The expansion maps are also worth mentioning here. After a few plays the standard US map can start to feel a little open if you want to play cut-throat, especially with two or four players. But there are tighter maps, with some interesting additional rules, on the market. I may write about these another time, but feel free to ask comments below if you want some advise on them.
It wasn’t the game that got me back into the hobby – that was actually a couple of abstract games, Ingenious and Blokus.
But it is the game I’ve used to successfully reintroduce people back into the board game hobby; and one I’ve played more than most other games I own.
I rate Ticket to Ride at 7.5, which may seem miserly, and does undervalue its place in my collection.

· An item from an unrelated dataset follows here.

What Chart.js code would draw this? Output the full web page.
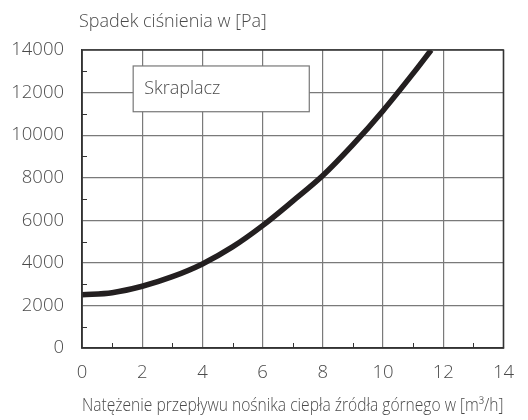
<!DOCTYPE html>
<html>
<head>
<meta charset="utf-8">
<script src="https://cdn.jsdelivr.net/npm/chart.js@4/dist/chart.umd.min.js"></script>
<style>
  html, body { margin: 0; padding: 0; background: #fff; }
  #wrap { width: 528px; height: 420px; position: relative; }
</style>
</head>
<body>
<div id="wrap"><canvas id="chart"></canvas></div>
<script>
// dane
const flowRate = [0, 1, 2, 3, 4, 5, 6, 7, 8, 9, 10, 11, 11.6];
const pressureDrop = [2500, 2600, 2900, 3350, 3950, 4750, 5750, 6900, 8100, 9550, 11150, 12900, 14000];
const seriesName = "Skraplacz";
const yTitle = "Spadek ciśnienia w [Pa]";
const xTitle = "Natężenie przepływu nośnika ciepła źródła górnego w [m³/h]";

const textColor = "#4a4a4a";
const fontFamily = "'Open Sans', Roboto, sans-serif";

// tytuł osi Y (poziomy nad wykresem), ramka, krótkie kreski wewnętrzne
const decorPlugin = {
  id: "decor",
  beforeDatasetsDraw(chart) {
    const ctx = chart.ctx;
    const x = chart.scales.x, y = chart.scales.y;
    // pole z nazwą serii
    const l = x.getPixelForValue(1.7), r = x.getPixelForValue(7.55);
    const t = y.getPixelForValue(13250), b = y.getPixelForValue(11100);
    ctx.save();
    ctx.fillStyle = "#fff";
    ctx.fillRect(l, t, r - l, b - t);
    ctx.strokeStyle = "#777";
    ctx.lineWidth = 1.2;
    ctx.strokeRect(l, t, r - l, b - t);
    ctx.fillStyle = textColor;
    ctx.font = "300 18px " + fontFamily;
    ctx.textBaseline = "middle";
    ctx.fillText(seriesName, l + 11, (t + b) / 2);
    ctx.restore();
  },
  afterDraw(chart) {
    const ctx = chart.ctx;
    const area = chart.chartArea;
    const x = chart.scales.x, y = chart.scales.y;
    ctx.save();
    ctx.strokeStyle = "#333";
    ctx.lineWidth = 1;
    ctx.beginPath();
    for (let v = 1; v < 14; v += 2) {
      const px = Math.round(x.getPixelForValue(v)) + 0.5;
      ctx.moveTo(px, area.bottom);
      ctx.lineTo(px, area.bottom - 5);
    }
    for (let v = 1000; v < 14000; v += 2000) {
      const py = Math.round(y.getPixelForValue(v)) + 0.5;
      ctx.moveTo(area.left, py);
      ctx.lineTo(area.left + 5, py);
    }
    ctx.stroke();
    ctx.lineWidth = 1.5;
    ctx.strokeStyle = "#333";
    ctx.strokeRect(area.left, area.top, area.right - area.left, area.bottom - area.top);
    ctx.fillStyle = textColor;
    ctx.font = "300 18px " + fontFamily;
    ctx.textBaseline = "alphabetic";
    ctx.fillText(yTitle, area.left - 3, 27);
    ctx.restore();
  }
};

new Chart(document.getElementById("chart"), {
  type: "line",
  data: {
    datasets: [{
      label: seriesName,
      data: flowRate.map((v, i) => ({ x: v, y: pressureDrop[i] })),
      borderColor: "#231f20",
      borderWidth: 5.5,
      pointRadius: 0,
      cubicInterpolationMode: "monotone",
      fill: false
    }]
  },
  options: {
    responsive: true,
    maintainAspectRatio: false,
    animation: false,
    layout: { padding: { top: 50, right: 19, left: 0, bottom: 0 } },
    plugins: {
      legend: { display: false },
      tooltip: { enabled: false }
    },
    scales: {
      x: {
        type: "linear",
        min: 0,
        max: 14,
        afterFit(scale) { scale.height = 72; },
        grid: {
          drawTicks: false,
          lineWidth: 1.2,
          color: ctx => (ctx.tick && ctx.tick.value % 2 === 0) ? "#7a7a7a" : "transparent"
        },
        border: { display: true, color: "#333", width: 1.5 },
        ticks: {
          stepSize: 1,
          autoSkip: false,
          maxRotation: 0,
          padding: 14,
          color: textColor,
          font: { family: fontFamily, size: 18.5, weight: 300 },
          callback: v => v % 2 === 0 ? v : ""
        },
        title: {
          display: true,
          text: xTitle,
          color: textColor,
          font: { family: fontFamily, size: 17.5, weight: 300 },
          padding: { top: 0, bottom: 3 }
        }
      },
      y: {
        min: 0,
        max: 14000,
        afterFit(scale) { scale.width = 82; },
        grid: {
          drawTicks: false,
          lineWidth: 1.2,
          color: ctx => (ctx.tick && ctx.tick.value % 2000 === 0) ? "#7a7a7a" : "transparent"
        },
        border: { display: true, color: "#333", width: 1.5 },
        ticks: {
          stepSize: 1000,
          autoSkip: false,
          padding: 18,
          color: textColor,
          font: { family: fontFamily, size: 18.5, weight: 300 },
          callback: v => v % 2000 === 0 ? v : ""
        }
      }
    }
  },
  plugins: [decorPlugin]
});
</script>
</body>
</html>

I probably rate 50 games higher than it in terms of mechanisms etc, but the more telling fact is that if I could only keep 10 games it would be one of them – and it may even survive a cull down to five. I’ve found that it is simply the best at what I need it to do: make people think board and card games are a viable option for a night in; and there a few better feelings for a board game evangelist than that.
May 2014 saw the release of a special ’10th Anniversary Edition’ of the game with a bigger board, flashier cards and fantastic new plastic trains. It’s absolutely beautiful and will probably burn a £70 hole in my pocket, despite me having absolutely no need to own it at all. That’s how much this game has meant to me over the past five years.